Trump Still Plans to Deliver State of the Union From House Chamber on Jan. 29

Trump Still Plans to Deliver State of the Union From House Chamber on Jan. 29

WASHINGTON — President Donald Trump sent a letter to House Speaker Nancy Pelosi on Wednesday, indicating that he still plans on delivering a State of the Union address from the House chamber on Jan. 29, even though Pelosi suggested that it be delayed because of the government shutdown.

“I look forward to seeing you on the evening of January 29th in the Chamber of the House of Representatives,” Trump wrote. “It would be very sad for our country if the State of the Union were not delivered on time, on schedule, and very importantly, on location!”

The letter is essentially a dare to Pelosi to prevent him from delivering the State of the Union in the Chamber. He can only deliver the address from that venue unless the House and the Senate pass a resolution allowing it.

Last week, Pelosi sent a letter to Trump suggesting that the State of the Union be delayed, citing security reasons. Trump later canceled a trip that Pelosi was scheduled to take to Afghanistan along with other Democratic lawmakers. They were set to fly on a military aircraft to visit troops there.

In his letter, Trump noted that Pelosi already invited him to deliver the State of the Union, and he accepted.

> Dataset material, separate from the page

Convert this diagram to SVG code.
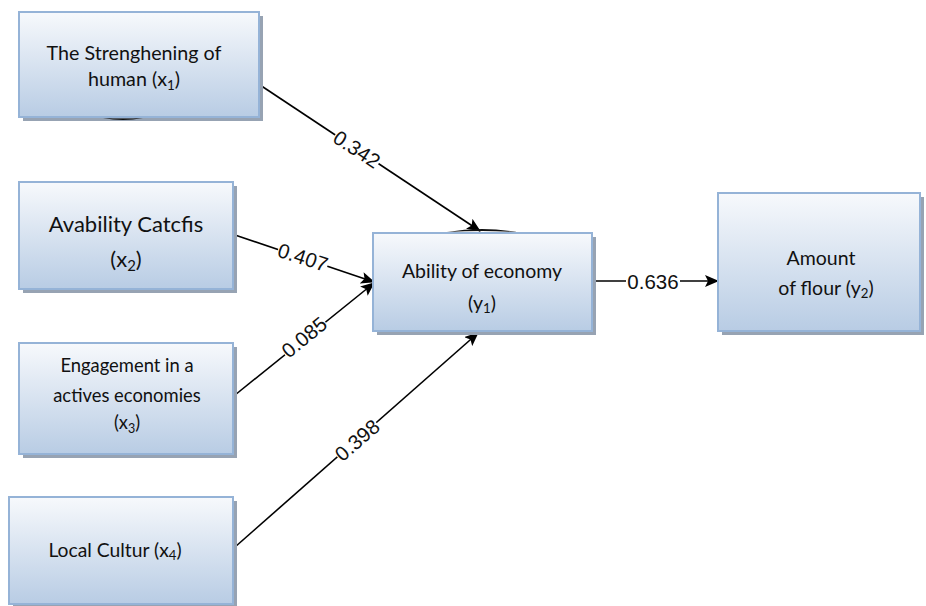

“Even prior to your asking, I was contacted by the Department of Homeland Security and the United States Secret Service to explain that there would be absolutely no problem regarding security with respect to the event,” Trump said in the letter.

The president is constitutionally obligated to deliver a State of the Union, but there is no requirement on where such a speech is delivered — or that it be a speech at all. Before the presidency of Woodrow Wilson, the State of the Union was usually written.

Trump reportedly had considered other options — including delivering the address from the border. But the impact of the address is probably far greater in a venue that gathers lawmakers from both parties in a joint session of Congress. The State of the Union audience traditionally includes members of the Supreme Court, “average” Americans who are singled out as the president talks about a specific policy prescription, and just about all of the major media outlets.

There was no immediate comment from Pelosi’s office.